With recent unemployment rates reaching historic lows, employers are in fierce competition for talent. To attract and retain qualified workers, companies of all sizes are bolstering their employee benefit offerings. In recent years, the concept of employee time off has been transforming as businesses respond to changing employee needs and expectations.

4 Evolving Trends to be Aware of Regarding Employee Time Off:

  • Growing use of general paid time off (PTO) policies.
    Employers have increasingly begun favoring the use of single, consolidated PTO policies as opposed to differentiating between vacation and sick time. Employers have been drawn to the many benefits of these consolidated policies, reporting that they are easier to administer, result in fewer unscheduled absences, and alleviate the burden from employees who felt pressured to prove that they were ill when taking time off under sick leave policies.
  • Greater flexibility with time off policies.

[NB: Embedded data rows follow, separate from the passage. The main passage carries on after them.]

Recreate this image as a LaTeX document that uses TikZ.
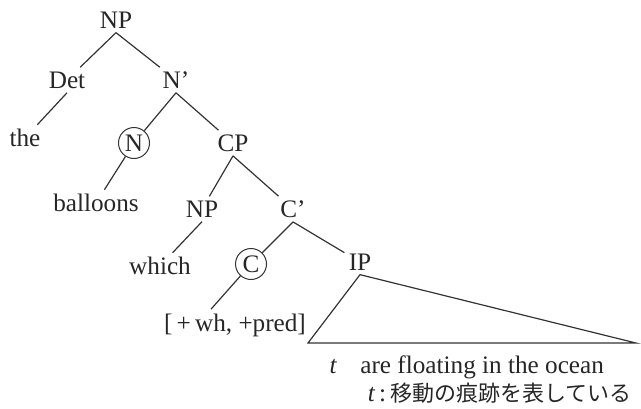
\documentclass[tikz,border=0pt]{standalone}
\usepackage{fontspec}
\setmainfont{Liberation Serif}
\newfontfamily\jpfont{Noto Sans CJK JP}
\begin{document}
\begin{tikzpicture}[x=0.5pt,y=-0.5pt,
    every node/.style={font=\fontsize{12.6}{15}\selectfont, text=black!85, inner sep=2pt},
    circled/.style={circle, draw=black!80, line width=0.5pt, inner sep=0pt, minimum size=15.5pt},
    branch/.style={draw=black!80, line width=0.6pt}]
    % Fix the page size
    \useasboundingbox (0,0) rectangle (641,408);

    % Place the labels of the tree
    \node (NP)   at (116,20)  {NP};
    \node (Det)  at (67,80)   {Det};
    \node (Nbar) at (176,80)  {N'};
    \node (the)  at (25,138)  {the};
    \node[circled] (N) at (134,143) {N};
    \node (CP)   at (233,143) {CP};
    \node (ball) at (96,203)  {balloons};
    \node (NPb)  at (202,209) {NP};
    \node (Cbar) at (293,209) {C'};
    \node (wh)   at (160,266) {which};
    \node[circled] (C) at (251,264) {C};
    \node (IP)   at (360,262) {IP};
    \node (feat) at (235,325) {[\,+\,wh, +pred]};

    % Draw the branches
    \draw[branch] (NP.south) -- (Det);
    \draw[branch] (NP.south) -- (Nbar);
    \draw[branch] (Det.south) -- (the);
    \draw[branch] (Nbar.south) -- (N);
    \draw[branch] (Nbar.south) -- (CP);
    \draw[branch] (N) -- (ball);
    \draw[branch] (CP.south) -- (NPb);
    \draw[branch] (CP.south) -- (Cbar);
    \draw[branch] (NPb.south) -- (wh);
    \draw[branch] (Cbar.south) -- (C);
    \draw[branch] (Cbar.south) -- (IP);
    \draw[branch] (C) -- ([xshift=-12pt]feat.north);

    % Triangle under IP
    \coordinate (triL) at (308,343);
    \coordinate (triR) at (636,343);
    \draw[branch] (IP.south) -- (triL) -- (triR) -- cycle;

    % Words under the triangle and the note
    \node (trace) at (333,367) {\itshape t};
    \node[anchor=west] (rest) at (356,367) {are floating in the ocean};
    \node[anchor=east] (note) at (636,393) {\itshape t\upshape\,:\,\jpfont\fontsize{11}{14}\selectfont 移動の痕跡を表している};
\end{tikzpicture}
\end{document}
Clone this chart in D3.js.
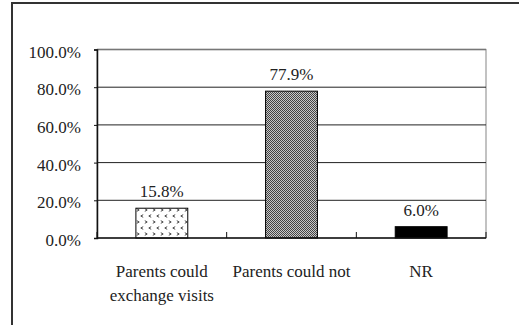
<!DOCTYPE html>
<html>
<head>
<meta charset="utf-8">
<script src="https://cdn.jsdelivr.net/npm/d3@7"></script>
<style>
  body { margin: 0; background: #fff; }
</style>
</head>
<body>
<div id="chart"></div>
<script>
// data
const categories = ["Parents could\nexchange visits", "Parents could not", "NR"];
const values = [0.158, 0.779, 0.060];
const yTicks = [0, 0.2, 0.4, 0.6, 0.8, 1.0];

const width = 519, height = 325;
const plot = { left: 97, right: 486, top: 49.5, bottom: 238 };
const fontSize = 17;
const serif = "'Liberation Serif', 'Times New Roman', 'DejaVu Serif', serif";

const svg = d3.select("#chart").append("svg")
  .attr("width", width)
  .attr("height", height);

// patterns
const defs = svg.append("defs");
const dots = defs.append("pattern")
  .attr("id", "chev")
  .attr("patternUnits", "userSpaceOnUse")
  .attr("width", 16).attr("height", 12)
  .attr("x", 135).attr("y", 208);
dots.append("rect").attr("width", 16).attr("height", 12).attr("fill", "#fff");
[[3, 2, 1], [11, 2, 1], [7, 8, -1], [15, 8, -1], [-1, 8, -1]].forEach(([cx, cy, dir]) => {
  dots.append("path")
    .attr("d", `M${cx - dir * 1.2},${cy - 1.3} L${cx + dir * 1.2},${cy} L${cx - dir * 1.2},${cy + 1.3}`)
    .attr("fill", "none")
    .attr("stroke", "#444")
    .attr("stroke-width", 1);
});

const checker = defs.append("pattern")
  .attr("id", "checker")
  .attr("patternUnits", "userSpaceOnUse")
  .attr("width", 2).attr("height", 2);
checker.append("rect").attr("width", 2).attr("height", 2).attr("fill", "#c8c8c8");
checker.append("rect").attr("width", 1).attr("height", 1).attr("fill", "#444");
checker.append("rect").attr("x", 1).attr("y", 1).attr("width", 1).attr("height", 1).attr("fill", "#444");

const fills = ["url(#chev)", "url(#checker)", "#000"];

// outer frame
svg.append("path")
  .attr("d", `M12,${height} L12,3 L${width},3`)
  .attr("fill", "none")
  .attr("stroke", "#333")
  .attr("stroke-width", 2);

// scales
const x = d3.scaleBand()
  .domain(categories)
  .range([plot.left, plot.right])
  .paddingInner(0.6)
  .paddingOuter(0.3);

const y = d3.scaleLinear()
  .domain([0, 1])
  .range([plot.bottom, plot.top]);

// plot border
svg.append("rect")
  .attr("x", plot.left).attr("y", plot.top)
  .attr("width", plot.right - plot.left)
  .attr("height", plot.bottom - plot.top)
  .attr("fill", "none")
  .attr("stroke", "#999")
  .attr("stroke-width", 1.2);

// gridlines
svg.append("g")
  .selectAll("line")
  .data(yTicks.filter(d => d > 0))
  .enter()
  .append("line")
  .attr("x1", plot.left).attr("x2", plot.right)
  .attr("y1", d => y(d)).attr("y2", d => y(d))
  .attr("stroke", d => d === 1 ? "#777" : "#222")
  .attr("stroke-width", d => d === 1 ? 1.5 : 1);

// y axis
const yAxis = svg.append("g")
  .attr("transform", `translate(${plot.left},0)`)
  .call(d3.axisLeft(y).tickValues(yTicks).tickFormat(d3.format(".1%")).tickSize(3).tickPadding(13));
yAxis.attr("font-family", serif).attr("font-size", fontSize);
yAxis.select(".domain").attr("stroke", "#111").attr("stroke-width", 1.5);
yAxis.selectAll(".tick line").attr("stroke", "#111");
yAxis.selectAll(".tick text")
  .attr("dy", "0.45em")
  .attr("fill", "#222");

// bars
svg.append("g")
  .selectAll("rect")
  .data(values)
  .enter()
  .append("rect")
  .attr("x", (d, i) => x(categories[i]))
  .attr("y", d => y(d))
  .attr("width", x.bandwidth())
  .attr("height", d => y(0) - y(d))
  .attr("fill", (d, i) => fills[i])
  .attr("stroke", "#000")
  .attr("stroke-width", 1);

// value labels
svg.append("g")
  .attr("font-family", serif)
  .attr("font-size", fontSize)
  .attr("fill", "#222")
  .selectAll("text")
  .data(values)
  .enter()
  .append("text")
  .attr("x", (d, i) => x(categories[i]) + x.bandwidth() / 2)
  .attr("y", d => y(d) - 11)
  .attr("text-anchor", "middle")
  .text(d => d3.format(".1%")(d));

// x axis line and ticks between categories
svg.append("line")
  .attr("x1", plot.left).attr("x2", plot.right)
  .attr("y1", plot.bottom).attr("y2", plot.bottom)
  .attr("stroke", "#111").attr("stroke-width", 1.5);

const step = x.step();
svg.append("g")
  .selectAll("line")
  .data(d3.range(categories.length + 1))
  .enter()
  .append("line")
  .attr("x1", i => plot.left + i * step)
  .attr("x2", i => plot.left + i * step)
  .attr("y1", plot.bottom)
  .attr("y2", plot.bottom - 6)
  .attr("stroke", "#111");

// category labels
const catLabels = svg.append("g")
  .attr("font-family", serif)
  .attr("font-size", fontSize)
  .attr("fill", "#222")
  .selectAll("text")
  .data(categories)
  .enter()
  .append("text")
  .attr("x", d => x(d) + x.bandwidth() / 2)
  .attr("y", 277)
  .attr("text-anchor", "middle");

catLabels.each(function(d) {
  const lines = d.split("\n");
  const t = d3.select(this);
  lines.forEach((ln, i) => {
    t.append("tspan")
      .attr("x", t.attr("x"))
      .attr("dy", i === 0 ? 0 : 24)
      .text(ln);
  });
});
</script>
</body>
</html>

    Traditionally, many organizations have offered employees two weeks of paid vacation—which would increase the longer they stayed with the company—as well as predetermined holidays, such as Thanksgiving and Christmas. However, in recognition of an increasingly diverse workforce, some employers are now offering “floating holidays,” which give employees the opportunity to take their paid holidays when they choose.
  • More paid time off for new employees.
    As Baby Boomers continue to retire in droves, their younger counterparts are defining new rules, trends, and expectations for the workplace. One trend that has become associated with Millennial and Generation Z employees is a tendency to “job hop.” With these workers only remaining in positions for an average of 18 to 36 months, employers are realizing that they need to be more generous with vacation time or general PTO for new hires if they wish to attract top talent from these younger generations. Therefore, many organizations are now offering a bank of fifteen or more paid days off for employees as soon as they are hired.
  • Mandatory Time Off.
    In a twist of irony, as many businesses are becoming more generous in offering paid time off, a growing percentage of employees are not using all of their vacation days. While an unused vacation may not seem problematic for organizations, many employers find that employees who take time away from work and truly “unplug” from their job responsibilities will actually return feeling more focused and productive. As a result, some businesses are requiring employees to take a certain amount of time away from the office each year.